There are a few symbols that are near universal, \(\displaystyle |\vec{u}|\) or its cousin \(\displaystyle \|\vec{u}\|\) are. They denote the length of the vector \(\displaystyle \vec{u}\).
Working from from the title that you gave this post, I would comment that it is almost impossible to prove a definition.
Now it is possible that your textbook is pointing to some other facts that you have not given us. Short of being made aware of those, here is my take.

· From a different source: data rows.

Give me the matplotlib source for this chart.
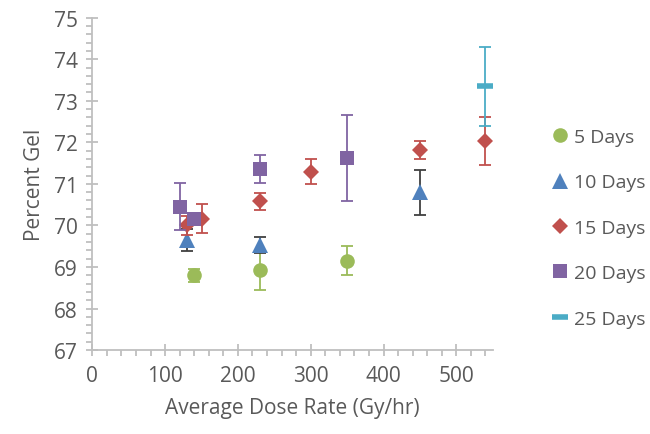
import matplotlib.pyplot as plt
from matplotlib.lines import Line2D
from matplotlib.ticker import MultipleLocator

plt.rcParams['font.family'] = ['Open Sans', 'DejaVu Sans']

# Data: dose rate (Gy/hr), percent gel, error
days_5_x = [140, 230, 350]
days_5_y = [68.80, 68.92, 69.15]
days_5_err = [0.16, 0.47, 0.35]

days_10_x = [130, 230, 450]
days_10_y = [69.65, 69.52, 70.80]
days_10_err = [0.27, 0.19, 0.54]

days_15_x = [130, 150, 230, 300, 450, 540]
days_15_y = [70.00, 70.16, 70.58, 71.29, 71.82, 72.04]
days_15_err = [0.22, 0.35, 0.21, 0.30, 0.21, 0.58]

days_20_x = [120, 140, 230, 350]
days_20_y = [70.45, 70.16, 71.35, 71.62]
days_20_err = [0.56, 0.08, 0.34, 1.03]

days_25_x = [540]
days_25_y = [73.35]
days_25_err = [0.95]

series = [
    ("5 Days", days_5_x, days_5_y, days_5_err, '#9BBB59', '#9BBB59', 'o', 10.5),
    ("10 Days", days_10_x, days_10_y, days_10_err, '#4F81BD', '#404040', '^', 11),
    ("15 Days", days_15_x, days_15_y, days_15_err, '#C0504D', '#C0504D', 'D', 8.5),
    ("20 Days", days_20_x, days_20_y, days_20_err, '#8064A2', '#8064A2', 's', 10.5),
    ("25 Days", days_25_x, days_25_y, days_25_err, '#4BACC6', '#4BACC6', '_', 12),
]

text_color = '#595959'
axis_color = '#BFBFBF'

fig = plt.figure(figsize=(6.5, 4.35), dpi=100)
ax = fig.add_axes([0.142, 0.193, 0.616, 0.764])

handles = []
for i, (label, x, y, err, color, ecolor, marker, size) in enumerate(series):
    mew = 4 if marker == '_' else 0
    ax.errorbar(x, y, yerr=err, fmt='none', ecolor=ecolor, elinewidth=1.3,
                capsize=4.5, capthick=1.3, zorder=2 + i * 0.1)
    ax.plot(x, y, linestyle='none', marker=marker, color=color,
            markersize=size, markeredgewidth=mew, zorder=2.05 + i * 0.1)
    handles.append(Line2D([], [], linestyle='none', marker=marker, color=color,
                          markersize=size, markeredgewidth=mew))

ax.set_xlim(0, 550)
ax.set_ylim(67, 75)
ax.xaxis.set_major_locator(MultipleLocator(100))
ax.xaxis.set_minor_locator(MultipleLocator(20))
ax.yaxis.set_major_locator(MultipleLocator(1))
ax.yaxis.set_minor_locator(MultipleLocator(0.2))

for side in ['top', 'right']:
    ax.spines[side].set_visible(False)
for side in ['left', 'bottom']:
    ax.spines[side].set_color(axis_color)
    ax.spines[side].set_linewidth(1.3)

ax.tick_params(which='major', direction='inout', length=9, width=1.3,
               color=axis_color, labelsize=15, labelcolor=text_color, pad=6)
ax.tick_params(which='minor', direction='out', length=4, width=1.3,
               color=axis_color)

ax.set_xlabel("Average Dose Rate (Gy/hr)", fontsize=15, color=text_color, labelpad=8)
ax.set_ylabel("Percent Gel", fontsize=15, color=text_color, labelpad=6)

fig.legend(handles=handles, labels=[s[0] for s in series],
           loc='upper left', bbox_to_anchor=(0.835, 0.726), frameon=False,
           fontsize=14, labelcolor=text_color, handlelength=0.8,
           handletextpad=0.3, labelspacing=1.41, borderpad=0)

fig.savefig('out.png', dpi=100)
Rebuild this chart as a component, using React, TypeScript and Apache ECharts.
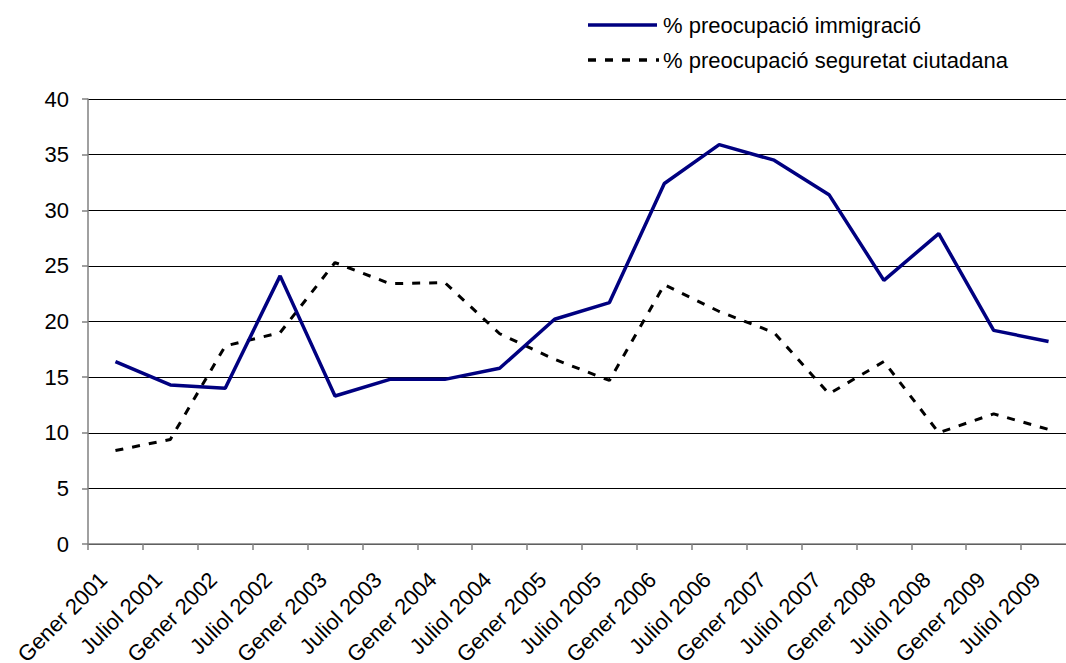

If \(\displaystyle \vec{u}=\left<u_1,u_2,u_3\right>\) then by near universal agreement its length is \(\displaystyle \sqrt{u_1^2+u_2^2+u_3^2}\)
Therefore it follows that \(\displaystyle |\vec{u}|^2=|\left<u_1,u_2,u_3\right>|^2=\left( \sqrt{u_1^2+u_2^2+u_3^2}\right)^2=u_1^2+u_2^2+u_3^2\)
As a matter of interest: \(\displaystyle |\vec{u}|^2=\vec{u}\cdot \vec{u}\).